Many of you may not be aware of a significant decision by the US Supreme Court today. In United States vs Comstock, the Supreme Court voted 7 -2 (with Justices Thomas and Scalia dissenting) that the federal government has the right to hold a person convicted of a federal sexual offense beyond the completion of their prison term if they are deemed to be a still be "sexually dangerous." According to the Justice Breyer (writing in the majority opinion),
[Congress has the right to enact laws] to punish [sexual criminals'] violation, to imprison violators, to provide appropriately for those imprisoned and to maintain the security of those who are not imprisoned by who may be affected by the federal imprisonment of others.
In other words, the federal government can keep someone in prison for as long as they want.
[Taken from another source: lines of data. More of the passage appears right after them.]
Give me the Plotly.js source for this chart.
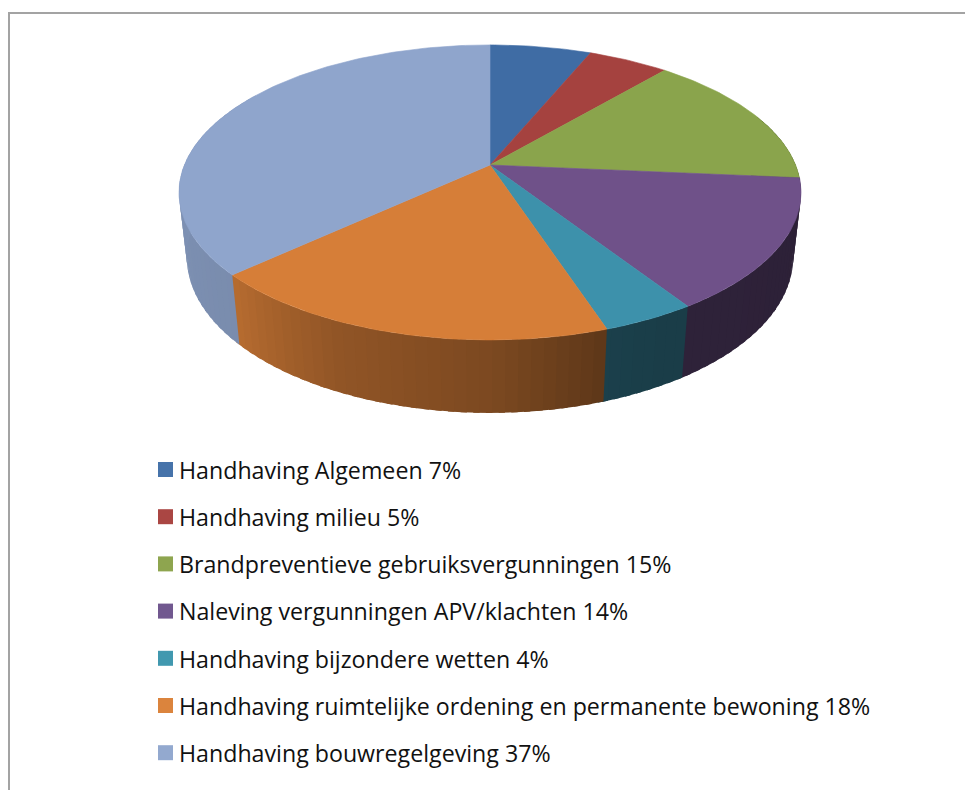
<!DOCTYPE html>
<html><head><meta charset="utf-8">
<script src="https://cdn.plot.ly/plotly-3.0.1.min.js"></script>
<style>html,body{margin:0;padding:0;background:#fff;overflow:hidden}</style>
</head><body><div id="chart" style="width:965px;height:790px"></div>
<script>
// Data
const categories = ["Handhaving Algemeen","Handhaving milieu","Brandpreventieve gebruiksvergunningen","Naleving vergunningen APV/klachten","Handhaving bijzondere wetten","Handhaving ruimtelijke ordening en permanente bewoning","Handhaving bouwregelgeving"];
const labelPercents = [7,5,15,14,4,18,37];
const drawnShares = [6.3,5.0,15.1,14.4,4.1,18.3,36.8];
const topColors = ["#3f6ca4","#a5423f","#8aa44c","#6f5189","#3d91ab","#d67e38","#8fa5cc"];
const legendColors = ["#4673aa","#aa4643","#8ea54f","#71588f","#4198af","#db843d","#93a9cf"];
// wall shading: angle (deg clockwise from back) -> brightness factor
const shadeAngles = [0,100,150,162,180,205,227,240,270,360];
const shadeFactors = [.40,.40,.42,.44,.58,.68,.85,.86,.88,.88];

// perspective projection of the pie disc
const P = {cx:490, cy:165, c:305.6, b:142.4, k:-0.186, m:0.025, d:65.6};
function project(deg, h){
  const a = deg*Math.PI/180, u = Math.sin(a), v = -Math.cos(a);
  const den = 1 + P.k*v + P.m*h;
  return [P.cx + P.c*u/den, P.cy + (P.b*v + P.d*h)/den];
}
function shade(deg){
  let i = 0;
  while(i < shadeAngles.length-2 && deg > shadeAngles[i+1]) i++;
  const t = (deg-shadeAngles[i])/(shadeAngles[i+1]-shadeAngles[i]);
  return shadeFactors[i] + t*(shadeFactors[i+1]-shadeFactors[i]);
}
function darken(hex,f){
  const n = parseInt(hex.slice(1),16);
  return `rgb(${Math.round((n>>16&255)*f)},${Math.round((n>>8&255)*f)},${Math.round((n&255)*f)})`;
}
const total = drawnShares.reduce((a,b)=>a+b,0);
const walls = [], tops = [], legend = [];
let start = 0;
drawnShares.forEach((s,i)=>{
  const end = start + s/total*360;
  // side wall, in narrow strips; each runs under the next one so no seam shows
  const stepDeg = 2;
  for(let a=start; a<end-1e-6; a+=stepDeg){
    const b = Math.min(a+stepDeg,end);
    if(b < 70 || a > 300) continue;
    const b2 = b + 1;
    const p = [project(a,0),project(b2,0),project(b2,1),project(a,1)];
    const col = darken(topColors[i],shade((a+b)/2));
    walls.push({x:p.map(q=>q[0]),y:p.map(q=>q[1]),type:'scatter',mode:'lines',fill:'toself',fillcolor:col,
      line:{width:0},hoverinfo:'skip',showlegend:false});
  }
  // top face
  const xs=[P.cx], ys=[P.cy];
  for(let a=start;;a+=1){
    const q = project(Math.min(a,end),0);
    xs.push(q[0]); ys.push(q[1]);
    if(a>=end) break;
  }
  xs.push(P.cx); ys.push(P.cy);
  tops.push({x:xs,y:ys,type:'scatter',mode:'lines',fill:'toself',fillcolor:topColors[i],
    line:{color:topColors[i],width:0.6},name:categories[i],hoverinfo:'name',showlegend:false});
  // legend row
  const rowY = 469.5 + i*47.2;
  legend.push({x:[165.5],y:[rowY],type:'scatter',mode:'markers',marker:{symbol:'square',size:15,color:legendColors[i],line:{width:0}},
    hoverinfo:'skip',showlegend:false});
  start = end;
});
const annotations = categories.map((c,i)=>({x:180,y:469.7+i*47.2,xref:'x',yref:'y',xanchor:'left',yanchor:'middle',showarrow:false,
  text:`${c} ${labelPercents[i]}%`,font:{family:'"Open Sans", sans-serif',size:23.2,color:'#111'},xshift:-3}));
const layout = {
  width:965,height:790,margin:{l:0,r:0,t:0,b:0},paper_bgcolor:'#fff',plot_bgcolor:'#fff',showlegend:false,
  xaxis:{range:[0,965],visible:false,fixedrange:true},
  yaxis:{range:[790,0],visible:false,fixedrange:true},
  annotations,
  shapes:[
    {type:'line',xref:'x',yref:'y',x0:9,x1:9,y0:12,y1:790,line:{color:'#a3a3a3',width:2},layer:'below'},
    {type:'line',xref:'x',yref:'y',x0:8,x1:965,y0:13,y1:13,line:{color:'#a3a3a3',width:2},layer:'below'}
  ]
};
Plotly.newPlot('chart',[...walls,...tops,...legend],layout,{displayModeBar:false,staticPlot:true});
</script></body></html>
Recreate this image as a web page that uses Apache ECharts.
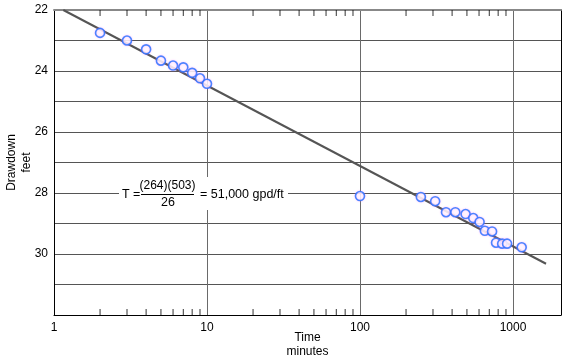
<!DOCTYPE html>
<html>
<head>
<meta charset="utf-8">
<script src="https://cdn.jsdelivr.net/npm/echarts@6/dist/echarts.min.js"></script>
<style>
html,body{margin:0;padding:0;background:#fff;}
#chart{width:566px;height:359px;}
</style>
</head>
<body>
<div id="chart"></div>
<script>
// Observed data (time in minutes, drawdown in feet)
const timeMin = [2, 3, 4, 5, 6, 7, 8, 9, 10, 100, 250, 310, 365, 420, 490, 550, 605, 655, 730, 775, 850, 915, 1140];
const drawdownFt = [22.75, 23.0, 23.29, 23.66, 23.82, 23.88, 24.06, 24.24, 24.42, 28.10, 28.13, 28.27, 28.63, 28.63, 28.69, 28.82, 28.95, 29.24, 29.26, 29.63, 29.66, 29.66, 29.78];
// Fitted straight line
const fitTime = [1.15, 1645];
const fitDrawdown = [22.0, 30.32];
// Axis ticks
const xMajorTicks = [1, 10, 100, 1000];
const xMinorTicks = [2,3,4,5,6,7,8,9,20,30,40,50,60,70,80,90,200,300,400,500,600,700,800,900];
const yTickLabels = [22, 24, 26, 28, 30];

const FONT = "'Liberation Sans', Arial, Helvetica, sans-serif";
const chart = echarts.init(document.getElementById('chart'), null, {renderer: 'canvas'});

const X_MIN = 1, X_MAX = 2060, Y_MIN = 22, Y_MAX = 32;

const tickStyle = {
  type: 'scatter', xAxisIndex: 0, yAxisIndex: 0, silent: true, clip: false,
  symbol: 'rect', symbolSize: [1, 6], itemStyle: {color: '#000'}, z: 3
};

chart.setOption({
  animation: false,
  backgroundColor: '#fff',
  grid: {left: 54, top: 10, right: 5, bottom: 44, containLabel: false, outerBoundsMode: 'none'},
  xAxis: [{
    type: 'log', logBase: 10, min: X_MIN, max: X_MAX, position: 'bottom',
    name: 'Time\nminutes', nameLocation: 'middle', nameGap: 16, nameMoveOverlap: false,
    nameTextStyle: {fontFamily: FONT, fontSize: 12, color: '#000', lineHeight: 14, verticalAlign: 'top'},
    axisLine: {show: true, lineStyle: {color: '#000', width: 1}},
    axisTick: {show: false},
    axisLabel: {
      show: true, margin: 7, fontFamily: FONT, fontSize: 12, color: '#000',
      showMaxLabel: false,
      formatter: v => (xMajorTicks.indexOf(Math.round(v)) >= 0 ? String(Math.round(v)) : '')
    },
    splitLine: {show: true, lineStyle: {color: '#6a6a6a', width: 1}}
  }, {
    type: 'log', logBase: 10, min: X_MIN, max: X_MAX, position: 'top',
    axisLine: {show: true, lineStyle: {color: '#888', width: 2}},
    axisTick: {show: false}, axisLabel: {show: false}, splitLine: {show: false}
  }],
  yAxis: [{
    type: 'value', inverse: true, min: Y_MIN, max: Y_MAX, interval: 1, position: 'left',
    name: 'Drawdown\nfeet', nameLocation: 'middle', nameGap: 20.5, nameRotate: 90, nameMoveOverlap: false,
    nameTextStyle: {fontFamily: FONT, fontSize: 12, color: '#000', lineHeight: 14.5},
    axisLine: {show: true, lineStyle: {color: '#000', width: 1}},
    axisTick: {show: false},
    axisLabel: {
      margin: 6, fontFamily: FONT, fontSize: 12, color: '#000',
      formatter: v => (yTickLabels.indexOf(v) >= 0 ? String(v) : '')
    },
    splitLine: {show: true, lineStyle: {color: '#555', width: 1}}
  }, {
    type: 'value', inverse: true, min: Y_MIN, max: Y_MAX, position: 'right',
    axisLine: {show: true, lineStyle: {color: '#000', width: 1}},
    axisTick: {show: false}, axisLabel: {show: false}, splitLine: {show: false}
  }],
  series: [
    Object.assign({}, tickStyle, {data: xMinorTicks.map(v => [v, Y_MIN]), symbolOffset: [0, 3]}),
    Object.assign({}, tickStyle, {data: xMinorTicks.map(v => [v, Y_MAX]), symbolOffset: [0, -3]}),
  {
    type: 'line',
    xAxisIndex: 0, yAxisIndex: 0,
    data: fitTime.map((t, i) => [t, fitDrawdown[i]]),
    symbol: 'none',
    lineStyle: {color: '#555', width: 2},
    z: 4
  }, {
    type: 'scatter',
    xAxisIndex: 0, yAxisIndex: 0,
    data: timeMin.map((t, i) => [t, drawdownFt[i]]),
    symbol: 'circle', symbolSize: 9,
    itemStyle: {color: '#fff', borderColor: '#1f6fff', borderWidth: 1.6,
      shadowColor: 'rgba(255,120,255,0.5)', shadowBlur: 2},
    z: 5
  }],
  graphic: [
    {type: 'rect', z: 100, shape: {x: 119, y: 177, width: 169, height: 33}, style: {fill: '#fff'}},
    {type: 'text', z: 101, x: 122, y: 194.5, style: {text: 'T =', font: '12.5px ' + FONT, fill: '#000', align: 'left', verticalAlign: 'middle'}},
    {type: 'text', z: 101, x: 167.5, y: 186, style: {text: '(264)(503)', font: '12px ' + FONT, fill: '#000', align: 'center', verticalAlign: 'middle'}},
    {type: 'line', z: 101, shape: {x1: 141, y1: 194.5, x2: 194, y2: 194.5}, style: {stroke: '#000', lineWidth: 1}},
    {type: 'text', z: 101, x: 168, y: 202.5, style: {text: '26', font: '12.5px ' + FONT, fill: '#000', align: 'center', verticalAlign: 'middle'}},
    {type: 'text', z: 101, x: 200, y: 195, style: {text: '= 51,000 gpd/ft', font: '12.5px ' + FONT, fill: '#000', align: 'left', verticalAlign: 'middle'}}
  ]
});
</script>
</body>
</html>
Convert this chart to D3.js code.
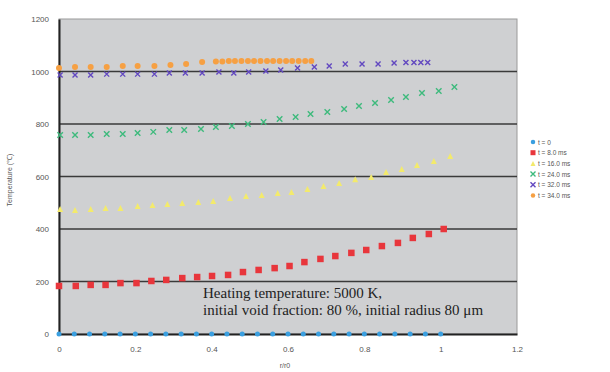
<!DOCTYPE html>
<html><head><meta charset="utf-8">
<script src="https://cdn.jsdelivr.net/npm/d3@7"></script>
<style>body{margin:0;background:#fff;}svg{display:block;}</style>
</head><body>
<script>
const yTicks = [0, 200, 400, 600, 800, 1000, 1200];
const xTicks = [0, 0.2, 0.4, 0.6, 0.8, 1, 1.2];
const xTickLabels = ["0", "0.2", "0.4", "0.6", "0.8", "1", "1.2"];
const seriesNames = ["t = 0", "t = 8.0 ms", "t = 16.0 ms", "t = 24.0 ms", "t = 32.0 ms", "t = 34.0 ms"];

const x0 = [0,0.04,0.08,0.12,0.16,0.2,0.24,0.28,0.32,0.36,0.4,0.44,0.48,0.52,0.56,0.6,0.64,0.68,0.72,0.76,0.8,0.84,0.88,0.92,0.96,1.0];
const t0 = [0,0,0,0,0,0,0,0,0,0,0,0,0,0,0,0,0,0,0,0,0,0,0,0,0,0];

const x8 = [0,0.044,0.083,0.122,0.161,0.203,0.242,0.281,0.323,0.362,0.401,0.443,0.482,0.523,0.565,0.604,0.643,0.685,0.724,0.766,0.805,0.846,0.888,0.927,0.969,1.008];
const t8 = [183,183,187,187,194,194,202,206,213,217,221,225,236,244,251,259,274,286,297,309,320,335,347,366,381,400];

const x16 = [0.003,0.042,0.083,0.122,0.161,0.206,0.245,0.284,0.323,0.365,0.404,0.448,0.490,0.531,0.573,0.609,0.651,0.693,0.734,0.776,0.818,0.857,0.898,0.938,0.982,1.025];
const t16 = [476,472,476,480,480,488,491,495,499,503,507,518,526,530,537,541,552,564,575,590,598,617,629,644,659,678];

const x24 = [0.003,0.042,0.083,0.125,0.167,0.206,0.247,0.289,0.328,0.372,0.411,0.453,0.495,0.536,0.578,0.620,0.659,0.703,0.747,0.786,0.828,0.870,0.909,0.951,0.995,1.036];
const t24 = [758,758,758,762,762,766,770,777,777,781,789,792,800,808,819,827,838,846,857,869,880,891,903,918,926,941];

const x32 = [0.003,0.042,0.083,0.125,0.167,0.206,0.250,0.289,0.331,0.375,0.419,0.458,0.497,0.542,0.581,0.625,0.669,0.708,0.750,0.794,0.836,0.878,0.909,0.930,0.948,0.966];
const t32 = [987,987,987,990,990,990,990,994,994,994,998,994,998,1002,1006,1013,1017,1021,1029,1029,1029,1032,1034,1034,1034,1034];

const x34 = [0,0.042,0.083,0.125,0.167,0.206,0.250,0.292,0.333,0.375,0.411,0.428,0.445,0.461,0.478,0.495,0.511,0.528,0.545,0.561,0.578,0.595,0.611,0.628,0.645,0.661];
const t34 = [1013,1017,1017,1017,1021,1021,1021,1025,1029,1036,1038,1038,1040,1040,1040,1040,1040,1040,1040,1040,1040,1040,1040,1040,1040,1040];

const colors = ["#3a9fe0", "#e8363c", "#f3ea6c", "#3dba7c", "#6248c0", "#f6a043"];
const shapes = ["circle", "square", "triangle", "x", "x", "circle"];
const series = [[x0,t0],[x8,t8],[x16,t16],[x24,t24],[x32,t32],[x34,t34]];

const W = 610, H = 372;
const L = 59, R = 517, T = 19, B = 334;
const svg = d3.select("body").append("svg").attr("width", W).attr("height", H);
const xS = d3.scaleLinear().domain([0, 1.2]).range([L, R]);
const yS = d3.scaleLinear().domain([0, 1200]).range([B, T]);

svg.append("rect").attr("x", L).attr("y", T).attr("width", R - L).attr("height", B - T)
  .attr("fill", "#cfd0d2").attr("stroke", "#9a9a9a").attr("stroke-width", 1);

// gridlines
svg.append("g").selectAll("line").data(yTicks.filter(d => d > 0 && d < 1200)).join("line")
  .attr("x1", L).attr("x2", R).attr("y1", d => yS(d)).attr("y2", d => yS(d))
  .attr("stroke", "#3a3a3a").attr("stroke-width", 1.5);

// axes
const yAxis = d3.axisLeft(yS).tickValues(yTicks).tickSize(0).tickPadding(10).tickFormat(d3.format("d"));
const gy = svg.append("g").attr("transform", `translate(${L},0)`).call(yAxis);
gy.select(".domain").attr("stroke", "#222").attr("stroke-width", 2);
gy.selectAll("text").attr("font-family", "Arial, Liberation Sans, sans-serif").attr("font-size", 8).attr("fill", "#555");

const xAxis = d3.axisBottom(xS).tickValues(xTicks).tickSize(0).tickPadding(12).tickFormat((d, i) => xTickLabels[i]);
const gx = svg.append("g").attr("transform", `translate(0,${B})`).call(xAxis);
gx.select(".domain").attr("stroke", "#222").attr("stroke-width", 2);
gx.selectAll("text").attr("font-family", "Arial, Liberation Sans, sans-serif").attr("font-size", 8).attr("fill", "#555");

svg.append("text").attr("x", 285).attr("y", 368).attr("text-anchor", "middle")
  .attr("font-family", "Arial, Liberation Sans, sans-serif").attr("font-size", 7).attr("fill", "#555").text("r/r0");
svg.append("text").attr("transform", "translate(12,180) rotate(-90)").attr("text-anchor", "middle")
  .attr("font-family", "Arial, Liberation Sans, sans-serif").attr("font-size", 7).attr("fill", "#555").text("Temperature (℃)");

function drawMarker(g, shape, color, cx, cy, s) {
  if (shape === "circle") {
    g.append("circle").attr("cx", cx).attr("cy", cy).attr("r", s / 2).attr("fill", color);
  } else if (shape === "square") {
    g.append("rect").attr("x", cx - s / 2).attr("y", cy - s / 2).attr("width", s).attr("height", s).attr("fill", color);
  } else if (shape === "triangle") {
    g.append("path").attr("d", `M${cx},${cy - s / 2}L${cx + s / 2},${cy + s / 2}L${cx - s / 2},${cy + s / 2}Z`).attr("fill", color);
  } else {
    const h = s / 2;
    g.append("path").attr("d", `M${cx - h},${cy - h}L${cx + h},${cy + h}M${cx + h},${cy - h}L${cx - h},${cy + h}`)
      .attr("stroke", color).attr("stroke-width", 1.4).attr("fill", "none");
  }
}
const sizes = [5, 6.5, 6, 5.5, 5, 6];
series.forEach((s, k) => {
  const g = svg.append("g");
  s[0].forEach((xv, i) => drawMarker(g, shapes[k], colors[k], xS(xv), yS(s[1][i]), sizes[k]));
});

// annotation
const ann = svg.append("text").attr("font-family", "Liberation Serif, Times New Roman, serif").attr("font-size", 15).attr("fill", "#222")
  .attr("textLength", null);
ann.append("tspan").attr("x", 203).attr("y", 298).text("Heating temperature: 5000 K,");
ann.append("tspan").attr("x", 203).attr("y", 315).text("initial void fraction: 80 %, initial radius 80 μm");

// legend
const leg = svg.append("g");
seriesNames.forEach((n, i) => {
  const y = 142 + i * 10.7;
  drawMarker(leg, shapes[i], colors[i], 533, y, shapes[i] === "circle" ? 4.5 : 5);
  leg.append("text").attr("x", 538).attr("y", y + 2.5).attr("font-family", "Arial, Liberation Sans, sans-serif")
    .attr("font-size", 6.5).attr("fill", "#555").text(n);
});
</script>
</body></html>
Provided they claim he is still a danger.

Now, much of the legal gibberish in the actual decision involves requiring the federal authorities prove that the individual is still a threat and that releasing him would cause a threat to the community. On the surface, that seems to be in agreement with the spirit of the 4th, 5th, 6th, 7th, and 8th amendments (all of which cover laws and legal rights).  But let's be real.  For all practical purposes what it does is allow the government to accuse, try, and convict a person of a crime they haven't yet done but may commit.  It's pre-emptive justice: you will be sentenced to an indefinite extension of your prison term because it is likely you will commit a crime in the future.

It's beautiful.  A sublime act of Orwellian philosophical gymnastics. The government will proactively convict people on their potential to commit crime in order to protect the innocent rubes out there. Oh sure, some of the liberals may yowl about freedom, due process, and fascism, but nobody will take them seriously.  The Orthogonians will support it because it's about protecting them from sex-crazed perverts looking to repeatedly sodomize their children and use them for other unspeakable pleasures of the flesh.  Oppression is easy if you can sell it as protection.  Remember, the nazis didn't come into power by the muzzle of a gun, they did so by exploiting fear.

The more I think about this ruling the more I like it. And I mean I like it a lot.  It's a good Nixon ruling, and I only wish this would have been decided back in '68.  Think of what I could have done. I could have used the DOJ as my own personal hit-squad ensuring compliance of the press and keeping the radicals on the left in line by tossing them in the hoosgow because of the problems they might cause. My enemies list would have become a court docket for immediate prosecution. It's the exact system the Soviets and the Chinese had at their disposal to keep their people in line.  And it worked.  Hell, all I would have needed is a couple of shrewd Jew lawyers to help out John Dean, and we could have really cleaned house, throwing the radical hippies, treacherous intellectuals, and militant negroes in jail simply by showing they could commit crimes.  There would have been no Watergate hoopla because we wouldn't have been forced to go underground to take care of the problem.  All we'd have needed to do was grab Woodward & Bernstein, a few of those pinkos in congress, and other rabble-rousers and put them away.

Oh, if only I was born 40 years later.





Nixon Approves

1 comments:

jguywrite said...

Very funny. I love how you point out the Nixonian move by the Supreme Court. It would've been a wet dream for Tricky Dick Nixon.